— Start of Information provided —

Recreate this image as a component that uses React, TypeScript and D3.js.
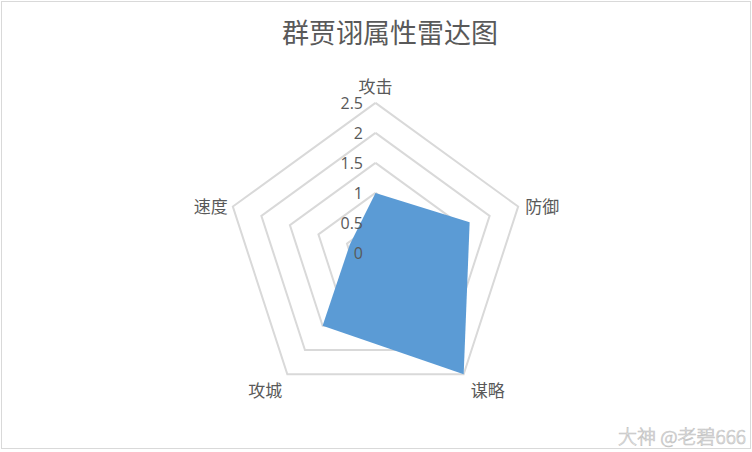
import React from 'react';
import * as d3 from 'd3';

const categories: string[] = ['攻击', '防御', '谋略', '攻城', '速度'];
const values: number[] = [1, 1.65, 2.5, 1.5, 0.45];
const ticks: number[] = [0, 0.5, 1, 1.5, 2, 2.5];
const title = '群贾诩属性雷达图';
const watermark = '大神 @老碧666';

const W = 752;
const H = 452;
const cx = 375.5;
const cy = 252.9;
const R = 150;

const textColor = '#595959';
const gridColor = '#d9d9d9';
const fillColor = '#5b9bd5';

function App() {
    const r = d3.scaleLinear().domain([0, 2.5]).range([0, R]);
    const angle = d3.scaleLinear().domain([0, categories.length]).range([0, 2 * Math.PI]);

    const pt = (i: number, v: number): [number, number] => {
        const a = angle(i);
        return [cx + r(v) * Math.sin(a), cy - r(v) * Math.cos(a)];
    };

    const ring = (v: number) => {
        const pts = categories.map((_, i) => pt(i, v));
        return d3.line()(pts.concat([pts[0]])) || '';
    };

    const area = d3.line()(values.map((v, i) => pt(i, v)).concat([pt(0, values[0])])) + 'Z';

    // label placement per axis
    const labelPos = (i: number) => {
        const [x, y] = pt(i, 2.5);
        const a = angle(i);
        const s = Math.sin(a);
        const c = Math.cos(a);
        let anchor = 'middle';
        if (s > 0.5) anchor = 'start';
        if (s < -0.5) anchor = 'end';
        const dx = s > 0.5 ? 7 : s < -0.5 ? -5 : s * 25;
        const dy = c > 0.9 ? -10 : c < -0.5 ? 23 : 6;
        return { x: x + dx, y: y + dy, anchor };
    };

    const cjk = '"Noto Sans CJK SC", "Noto Sans", sans-serif';

    return (
        <svg width={W} height={H} style={{ position: 'absolute', left: 0, top: 0, background: '#fff' }}>
            <rect x={1.5} y={1.5} width={W - 3} height={H - 5} fill="#fff" stroke={gridColor} strokeWidth={1} />
            <text x={390} y={43} textAnchor="middle" fontFamily={cjk} fontSize={27} fill={textColor}>
                {title}
            </text>
            {ticks.slice(1).map(t => (
                <path key={t} d={ring(t)} fill="none" stroke={gridColor} strokeWidth={2} />
            ))}
            <path d={area} fill={fillColor} />
            {ticks.map(t => (
                <text key={t} x={363} y={cy - r(t) + 6} textAnchor="end"
                    fontFamily='"Open Sans", "Liberation Sans", sans-serif' fontSize={16} fill={textColor}>
                    {t}
                </text>
            ))}
            {categories.map((c, i) => {
                const p = labelPos(i);
                return (
                    <text key={c} x={p.x} y={p.y} textAnchor={p.anchor}
                        fontFamily={cjk} fontSize={17} fill={textColor}>
                        {c}
                    </text>
                );
            })}
            <text x={746} y={444} textAnchor="end" fontFamily={cjk} fontSize={19} fontWeight={300}
                fill="#fff" stroke="#c4c4c4" strokeWidth={0.7}>
                {watermark}
            </text>
        </svg>
    );
}

export default App;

— End of Information provided —

- _The request_
Give again, exactly, the lines from the start of the data through the one holding "const fillColor = '#5b9bd5';"; omit the pictures.

- _Worked solution_
Recreate this image as a component that uses React, TypeScript and D3.js.
import React from 'react';
import * as d3 from 'd3';

const categories: string[] = ['攻击', '防御', '谋略', '攻城', '速度'];
const values: number[] = [1, 1.65, 2.5, 1.5, 0.45];
const ticks: number[] = [0, 0.5, 1, 1.5, 2, 2.5];
const title = '群贾诩属性雷达图';
const watermark = '大神 @老碧666';

const W = 752;
const H = 452;
const cx = 375.5;
const cy = 252.9;
const R = 150;

const textColor = '#595959';
const gridColor = '#d9d9d9';
const fillColor = '#5b9bd5';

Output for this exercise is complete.